Cancer doctors say hopes for the new invention may as yet be overpadded.
Oct. 12, 2007 — -- Could your bra one day detect breast cancer? One team of researchers in the United Kingdom says it is moving closer to a prototype for such an undergarment.
Called a "smart bra," the device incorporates a series of microwave antennae to detect temperature changes in the breast that point to early stage breast cancer.
Professor Elias Siores, director of the Centre for Research and Innovation at the University of Bolton in the United Kingdom and inventor of the smart bra, says the device can detect cancer before the tumor can develop and spread into the surrounding areas.
The concept at play is known as thermography, the detection of subtle temperature changes within the breast. Spot elevations in temperature, Siores says, could denote an increase to blood flow to a developing tumor.
Siores says his device would use passive microwaves, essentially bringing technology currently used to pinpoint the location of submarines and distant stars beneath the blouses of women to find breast cancer.
"If we can identify [cancer-related] transformations that emanate these heat signatures, we may be able to detect these cancers early," he said, adding that the device may even be used to evaluate the effectiveness of any breast cancer treatment its wearer is undergoing.
Siores adds that an audible or visual alarm would be incorporated into the bra, which would alert wearers to the potential need for further medical expert diagnosis and assessment.
But physicians involved in the treatment of cancer say that while thermography has been studied as a possible way to detect cancer, as yet the accuracy of such methods leaves much to be desired.
"First of all, there are benign growths and nonmalignant inflammatory changes, which might also increase blood flow," said Anne Rosenberg, a breast surgeon at Philadelphia's Thomas Jefferson University Hospital.

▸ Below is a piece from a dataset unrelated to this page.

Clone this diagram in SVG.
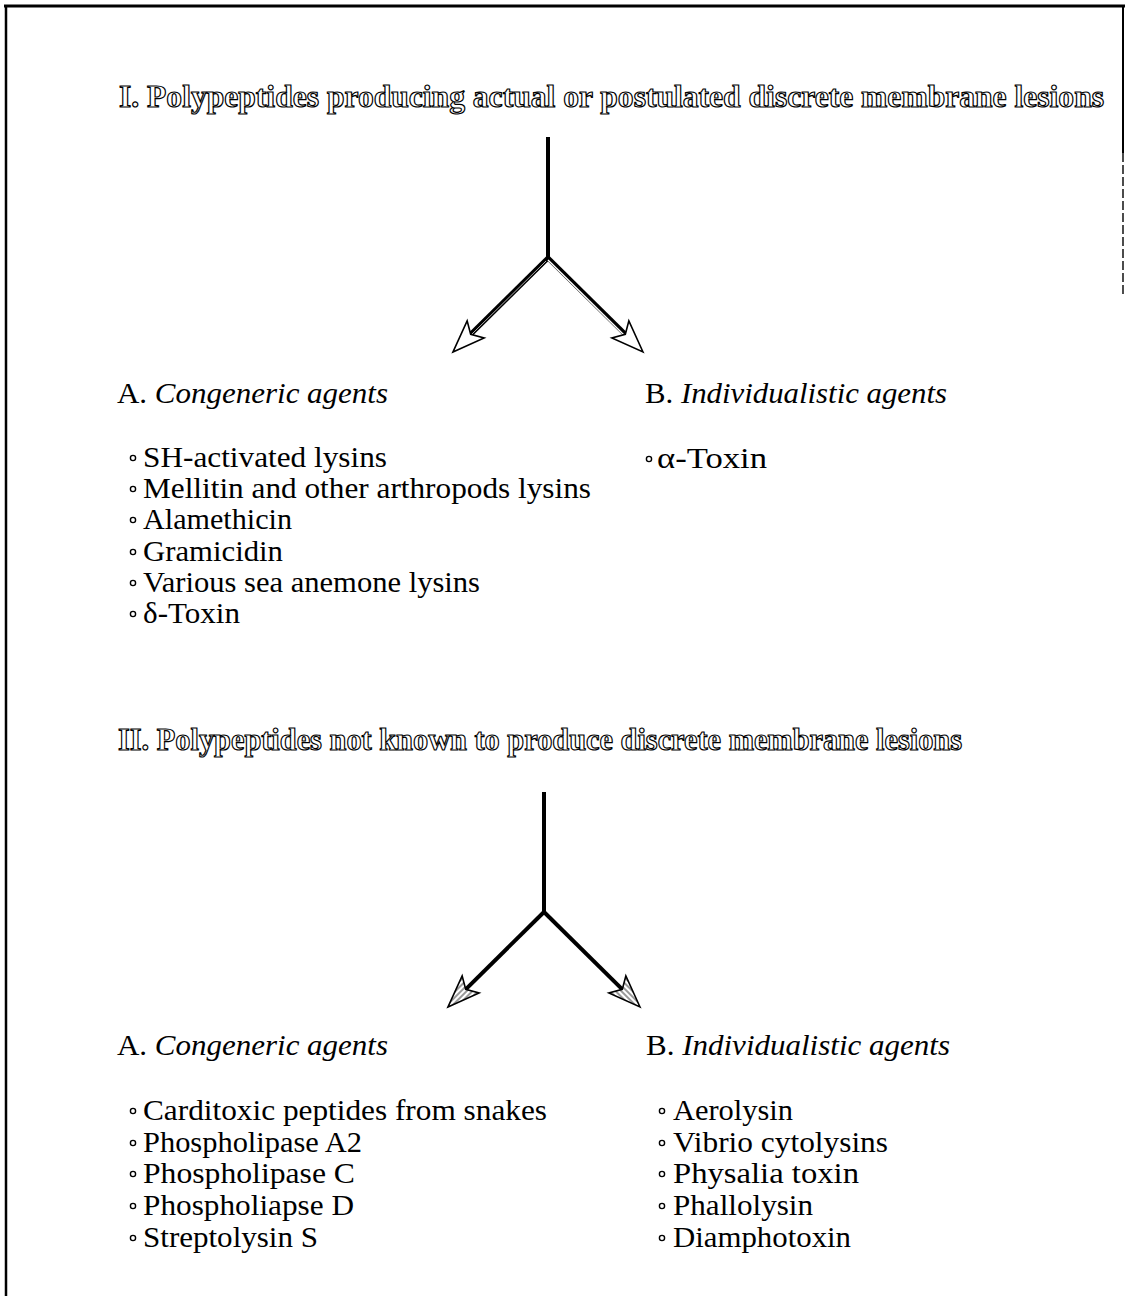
<svg xmlns="http://www.w3.org/2000/svg" width="1126" height="1296" viewBox="0 0 1126 1296">
<style>
.h{font-family:"Liberation Serif","Times New Roman",serif;font-weight:bold;font-size:32px;fill:#fff;stroke:#000;stroke-width:1.2px;}
.t{font-family:"Liberation Serif","Times New Roman",serif;font-size:29px;fill:#000;}
.i{font-style:italic;}
.b{fill:none;stroke:#000;stroke-width:1.4;}
.frame{stroke:#000;fill:none;}
.shaft{stroke:#000;stroke-width:5;fill:none;stroke-linecap:butt;}
.inner{stroke:#fff;stroke-width:1.4;fill:none;}
.inner2{stroke:#fff;stroke-width:0.7;fill:none;}
.solid{stroke:#000;stroke-width:4;fill:none;}
.hh{fill:#fff;stroke:#000;stroke-width:1.6;stroke-linejoin:miter;}
.hx{fill:url(#hatch);stroke:#000;stroke-width:1.6;}
</style>
<defs>
<path id="head" d="M0,0 L-32,-12 L-25,0 L-32,12 Z"/>
<pattern id="hatch" patternUnits="userSpaceOnUse" width="6" height="4">
<rect width="6" height="4" fill="#fff"/>
<line x1="0" y1="2" x2="6" y2="2" stroke="#555" stroke-width="1.2"/>
</pattern>
</defs>
<rect width="1126" height="1296" fill="#fff"/>
<g id="frame">
<line class="frame" x1="4" y1="6" x2="1125" y2="6" stroke-width="3"/>
<line class="frame" x1="6" y1="5" x2="6" y2="1296" stroke-width="2.5"/>
<line class="frame" x1="1123" y1="5" x2="1123" y2="153" stroke-width="2"/>
<line class="frame" x1="1123" y1="153" x2="1123" y2="295" stroke-width="1.4" stroke-dasharray="9,3"/>
</g>
<g id="connectors">
<line class="solid" x1="548" y1="137" x2="548" y2="259"/>
<line class="shaft" x1="548" y1="258" x2="470.7" y2="334.3"/>
<line class="inner2" x1="546" y1="261" x2="472" y2="334"/>
<line class="shaft" x1="548" y1="258" x2="625.3" y2="334.3"/>
<line class="inner" x1="548" y1="260" x2="624" y2="335"/>
<use href="#head" class="hh" transform="translate(453,352) rotate(135)"/>
<use href="#head" class="hh" transform="translate(643,352) rotate(45)"/>
<line class="solid" x1="544" y1="792" x2="544" y2="913"/>
<line class="solid" x1="544" y1="912" x2="465.7" y2="989.3"/>
<line class="solid" x1="544" y1="912" x2="622.3" y2="989.3"/>
<use href="#head" class="hx" transform="translate(448,1007) rotate(135)"/>
<use href="#head" class="hx" transform="translate(640,1007) rotate(45)"/>
</g>
<g id="heading1">
<text class="h" x="119" y="107" textLength="985" lengthAdjust="spacingAndGlyphs">I. Polypeptides producing actual or postulated discrete membrane lesions</text>
</g>
<g id="group1A">
<text class="t" x="117" y="403" textLength="271" lengthAdjust="spacingAndGlyphs">A. <tspan class="i">Congeneric agents</tspan></text>
<circle class="b" cx="133" cy="458" r="2.6"/><text class="t" x="143" y="467" textLength="244" lengthAdjust="spacingAndGlyphs">SH-activated lysins</text>
<circle class="b" cx="133" cy="489" r="2.6"/><text class="t" x="143" y="498" textLength="448" lengthAdjust="spacingAndGlyphs">Mellitin and other arthropods lysins</text>
<circle class="b" cx="133" cy="520" r="2.6"/><text class="t" x="143" y="529" textLength="149" lengthAdjust="spacingAndGlyphs">Alamethicin</text>
<circle class="b" cx="133" cy="552" r="2.6"/><text class="t" x="143" y="561" textLength="140" lengthAdjust="spacingAndGlyphs">Gramicidin</text>
<circle class="b" cx="133" cy="583" r="2.6"/><text class="t" x="143" y="592" textLength="337" lengthAdjust="spacingAndGlyphs">Various sea anemone lysins</text>
<circle class="b" cx="133" cy="614" r="2.6"/><text class="t" x="143" y="623" textLength="97" lengthAdjust="spacingAndGlyphs">δ-Toxin</text>
</g>
<g id="group1B">
<text class="t" x="645" y="403" textLength="302" lengthAdjust="spacingAndGlyphs">B. <tspan class="i">Individualistic agents</tspan></text>
<circle class="b" cx="649" cy="459" r="2.6"/><text class="t" x="657" y="468" textLength="110" lengthAdjust="spacingAndGlyphs">α-Toxin</text>
</g>
<g id="heading2">
<text class="h" x="118" y="750" textLength="844" lengthAdjust="spacingAndGlyphs">II. Polypeptides not known to produce discrete membrane lesions</text>
</g>
<g id="group2A">
<text class="t" x="117" y="1055" textLength="271" lengthAdjust="spacingAndGlyphs">A. <tspan class="i">Congeneric agents</tspan></text>
<circle class="b" cx="133" cy="1111" r="2.6"/><text class="t" x="143" y="1120" textLength="404" lengthAdjust="spacingAndGlyphs">Carditoxic peptides from snakes</text>
<circle class="b" cx="133" cy="1143" r="2.6"/><text class="t" x="143" y="1152" textLength="219" lengthAdjust="spacingAndGlyphs">Phospholipase A2</text>
<circle class="b" cx="133" cy="1174" r="2.6"/><text class="t" x="143" y="1183" textLength="212" lengthAdjust="spacingAndGlyphs">Phospholipase C</text>
<circle class="b" cx="133" cy="1206" r="2.6"/><text class="t" x="143" y="1215" textLength="211" lengthAdjust="spacingAndGlyphs">Phospholiapse D</text>
<circle class="b" cx="133" cy="1238" r="2.6"/><text class="t" x="143" y="1247" textLength="175" lengthAdjust="spacingAndGlyphs">Streptolysin S</text>
</g>
<g id="group2B">
<text class="t" x="646" y="1055" textLength="304" lengthAdjust="spacingAndGlyphs">B. <tspan class="i">Individualistic agents</tspan></text>
<circle class="b" cx="662" cy="1111" r="2.6"/><text class="t" x="673" y="1120" textLength="120" lengthAdjust="spacingAndGlyphs">Aerolysin</text>
<circle class="b" cx="662" cy="1143" r="2.6"/><text class="t" x="673" y="1152" textLength="215" lengthAdjust="spacingAndGlyphs">Vibrio cytolysins</text>
<circle class="b" cx="662" cy="1174" r="2.6"/><text class="t" x="673" y="1183" textLength="186" lengthAdjust="spacingAndGlyphs">Physalia  toxin</text>
<circle class="b" cx="662" cy="1206" r="2.6"/><text class="t" x="673" y="1215" textLength="140" lengthAdjust="spacingAndGlyphs">Phallolysin</text>
<circle class="b" cx="662" cy="1238" r="2.6"/><text class="t" x="673" y="1247" textLength="178" lengthAdjust="spacingAndGlyphs">Diamphotoxin</text>
</g>
</svg>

"Thermography has been around for 20 years, but has not been sensitive or specific enough to replace traditional imaging, such as mammography," Rosenberg said. "This technique of using the microwave antennae to pick up and record temperature changes in the breast, with an alarm if the threshold is exceeded, would need to be validated in a clinical trial to determine whether it is sensitive or specific with regard to identifying cancers … since not all of these temperature changes will be due to a cancer."